I do remember getting up the courage to wear the black-and-gray "Space Camp" sweatshirt on the Monday after I returned, and I don't think I got too many weird looks or elicited too many laughs from my rambunctious, hormone-crazed early teen classmates. In fact, the day should have gone pretty flawlessly. When I first arrived in the morning, I skipped my locker to go straight into Mr. Clark's homeroom. That's not that unusual, since I probably had the books for the first class in my backpack already, anyway.
You know the feeling in the back of your mind that you get when you know you're forgetting something or that something embarrassing is about to happen? Sixth grade afforded me plenty of opportunities to exercise that piece of my brain. I realized, after homeroom, that I had been away for so long at Space Camp that I had totally forgotten my locker combination. Bret, one of the best students in the class, Bret the brain, was not going to be able to get his homework out or have the correct books for the rest of the day!

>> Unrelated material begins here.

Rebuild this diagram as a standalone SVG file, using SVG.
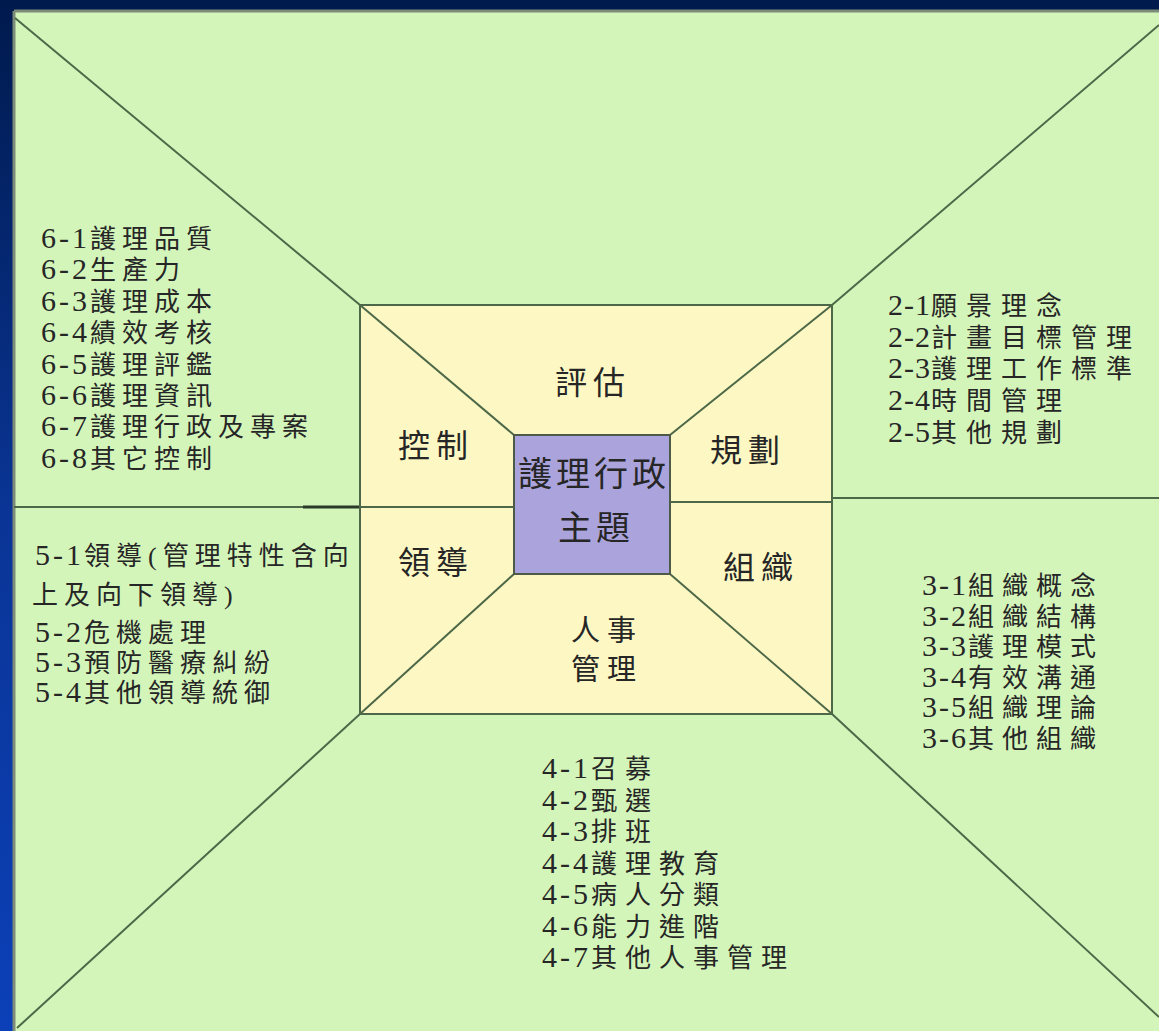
<svg xmlns="http://www.w3.org/2000/svg" width="1159" height="1031" viewBox="0 0 1159 1031">
<defs>
<linearGradient id="edge" x1="0" y1="0" x2="0" y2="1">
<stop offset="0" stop-color="#001a4d"/>
<stop offset="0.5" stop-color="#0a3596"/>
<stop offset="1" stop-color="#0c40b8"/>
</linearGradient>
<style>
.ln{stroke:#4d6848;stroke-width:2;fill:none}
.bd{stroke:#7d8c78;stroke-width:3;fill:none}
.t{font-family:"Liberation Serif","Noto Sans CJK TC","Noto Sans CJK JP",serif;font-size:26px;fill:#262626}
.n{font-size:30px}
.lb{font-family:"Noto Sans CJK TC","Noto Sans CJK JP",sans-serif;font-size:32px;fill:#262626;text-anchor:middle;letter-spacing:6px}
.lb2{font-family:"Noto Sans CJK TC","Noto Sans CJK JP",sans-serif;font-size:29px;fill:#262626;text-anchor:middle;letter-spacing:7px}
.cb{font-family:"Noto Sans CJK TC","Noto Sans CJK JP",sans-serif;font-size:34px;fill:#262626;text-anchor:middle;letter-spacing:4px}
</style>
</defs>
<rect x="0" y="0" width="1159" height="1031" fill="#001a4d"/>
<rect x="0" y="0" width="13" height="1031" fill="url(#edge)"/>
<rect x="14" y="11" width="1145" height="1020" fill="#d4f5ba"/>
<g id="frame">
<line class="bd" x1="14" y1="11" x2="1159" y2="11"/>
<line class="bd" x1="14" y1="11" x2="14" y2="1031"/>
</g>
<g id="connectors">
<line class="ln" x1="15" y1="18" x2="360" y2="305"/>
<line class="ln" x1="1159" y1="25" x2="832" y2="305"/>
<line class="ln" x1="17" y1="1028" x2="360" y2="714"/>
<line class="ln" x1="1159" y1="1017" x2="832" y2="714"/>
<line class="ln" x1="14" y1="507" x2="360" y2="507"/>
<line x1="303" y1="507" x2="360" y2="507" stroke="#2a3a28" stroke-width="3"/>
<line class="ln" x1="832" y1="498" x2="1159" y2="498"/>
</g>
<g id="outer-box">
<rect x="360" y="305" width="472" height="409" fill="#fdf8c3" stroke="#4d6848" stroke-width="2"/>
<line class="ln" x1="360" y1="305" x2="514" y2="435"/>
<line class="ln" x1="832" y1="305" x2="670" y2="435"/>
<line class="ln" x1="360" y1="714" x2="514" y2="574"/>
<line class="ln" x1="832" y1="714" x2="670" y2="574"/>
<line class="ln" x1="360" y1="507" x2="514" y2="507"/>
<line class="ln" x1="670" y1="502" x2="832" y2="502"/>
</g>
<g id="center">
<rect x="514" y="435" width="156" height="139" fill="#aaa3dc" stroke="#4d5a48" stroke-width="2"/>
<text class="cb" x="594" y="486">護理行政</text>
<text class="cb" x="596" y="540">主題</text>
</g>
<g id="label-eval"><text class="lb" x="593" y="394">評估</text></g>
<g id="label-control"><text class="lb" x="436" y="457">控制</text></g>
<g id="label-lead"><text class="lb" x="436" y="574">領導</text></g>
<g id="label-plan"><text class="lb" x="748" y="462">規劃</text></g>
<g id="label-org"><text class="lb" x="761" y="579">組織</text></g>
<g id="label-hr"><text class="lb2" x="607" y="641">人事</text><text class="lb2" x="607" y="680">管理</text></g>
<g id="list-6" class="t" letter-spacing="6">
<text x="41" y="248"><tspan class="n" letter-spacing="3">6-1</tspan>護理品質</text>
<text x="41" y="279"><tspan class="n" letter-spacing="3">6-2</tspan>生產力</text>
<text x="41" y="311"><tspan class="n" letter-spacing="3">6-3</tspan>護理成本</text>
<text x="41" y="342"><tspan class="n" letter-spacing="3">6-4</tspan>績效考核</text>
<text x="41" y="374"><tspan class="n" letter-spacing="3">6-5</tspan>護理評鑑</text>
<text x="41" y="405"><tspan class="n" letter-spacing="3">6-6</tspan>護理資訊</text>
<text x="41" y="436"><tspan class="n" letter-spacing="3">6-7</tspan>護理行政及專案</text>
<text x="41" y="468"><tspan class="n" letter-spacing="3">6-8</tspan>其它控制</text>
</g>
<g id="list-2" class="t" letter-spacing="9">
<text x="888" y="315"><tspan class="n" letter-spacing="1">2-1</tspan>願景理念</text>
<text x="888" y="347"><tspan class="n" letter-spacing="1">2-2</tspan>計畫目標管理</text>
<text x="888" y="378"><tspan class="n" letter-spacing="1">2-3</tspan>護理工作標準</text>
<text x="888" y="410"><tspan class="n" letter-spacing="1">2-4</tspan>時間管理</text>
<text x="888" y="442"><tspan class="n" letter-spacing="1">2-5</tspan>其他規劃</text>
</g>
<g id="list-3" class="t" letter-spacing="8">
<text x="922" y="595"><tspan class="n" letter-spacing="2">3-1</tspan>組織概念</text>
<text x="922" y="626"><tspan class="n" letter-spacing="2">3-2</tspan>組織結構</text>
<text x="922" y="656"><tspan class="n" letter-spacing="2">3-3</tspan>護理模式</text>
<text x="922" y="687"><tspan class="n" letter-spacing="2">3-4</tspan>有效溝通</text>
<text x="922" y="717"><tspan class="n" letter-spacing="2">3-5</tspan>組織理論</text>
<text x="922" y="748"><tspan class="n" letter-spacing="2">3-6</tspan>其他組織</text>
</g>
<g id="list-4" class="t" letter-spacing="8">
<text x="542" y="778"><tspan class="n" letter-spacing="3">4-1</tspan>召募</text>
<text x="542" y="810"><tspan class="n" letter-spacing="3">4-2</tspan>甄選</text>
<text x="542" y="841"><tspan class="n" letter-spacing="3">4-3</tspan>排班</text>
<text x="542" y="873"><tspan class="n" letter-spacing="3">4-4</tspan>護理教育</text>
<text x="542" y="904"><tspan class="n" letter-spacing="3">4-5</tspan>病人分類</text>
<text x="542" y="936"><tspan class="n" letter-spacing="3">4-6</tspan>能力進階</text>
<text x="542" y="967"><tspan class="n" letter-spacing="3">4-7</tspan>其他人事管理</text>
</g>
<g id="list-5" class="t" letter-spacing="6">
<text x="35" y="565"><tspan class="n" letter-spacing="3">5-1</tspan>領導(管理特性含向</text>
<text x="32" y="604">上及向下領導)</text>
<text x="35" y="642"><tspan class="n" letter-spacing="3">5-2</tspan>危機處理</text>
<text x="35" y="672"><tspan class="n" letter-spacing="3">5-3</tspan>預防醫療糾紛</text>
<text x="35" y="702"><tspan class="n" letter-spacing="3">5-4</tspan>其他領導統御</text>
</g>
</svg>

I was terrified. In between periods, I tried with all my might to remember my combination. I failed each time. I drew blanks; I think I even cried. Back then, you see, anything that could cause anyone to laugh at me was a BIG DEAL. I was insecure about a lot, if you couldn't already tell.
I think I eventually solved the fiasco by getting up the courage to tell someone in the office about my mishap. I'm pretty sure the janitors had to cut off the lock with a huge set of metal cutters, causing a big scene in the hallway, making a brief spike in Master Lock sales, and leaving me wanting to crawl into the locker once they finally popped the bright orange door open.
You'd think that I would never let that happen again after the brief ostracism it caused me that year, but I seem to remember occasional lapses in combination memory a couple of times in high school, too. So what am I getting at? Well, for someone with a job who requires them to deal with numbers (and multiple passwords) frequently, remembering them is extremely important. I very nearly forgot a couple of critical PINs during work recently. It took a few abortive attempts before I finally conjured up the information in my head. All I could think about was my Space Camp self trying his hardest not to die of embarrassment. At least that cheered me up, because I think I've come a long way since then. But it also got me wondering: am I doomed to absent-mindedness with numbers forever?
I guess I would never make it on the LOST island... or maybe I'd just have to let Locke do it all for me.
Nice post... :)
Thanks, Amy! :) I hope all is well over in your neck of the woods. Sorry we couldn't get to see you over Wesley Weekend!
*insert Nelson Muntz voice*
HA HA! You went to Space Camp!
Glad to see middle school was lousy for somebody else, too!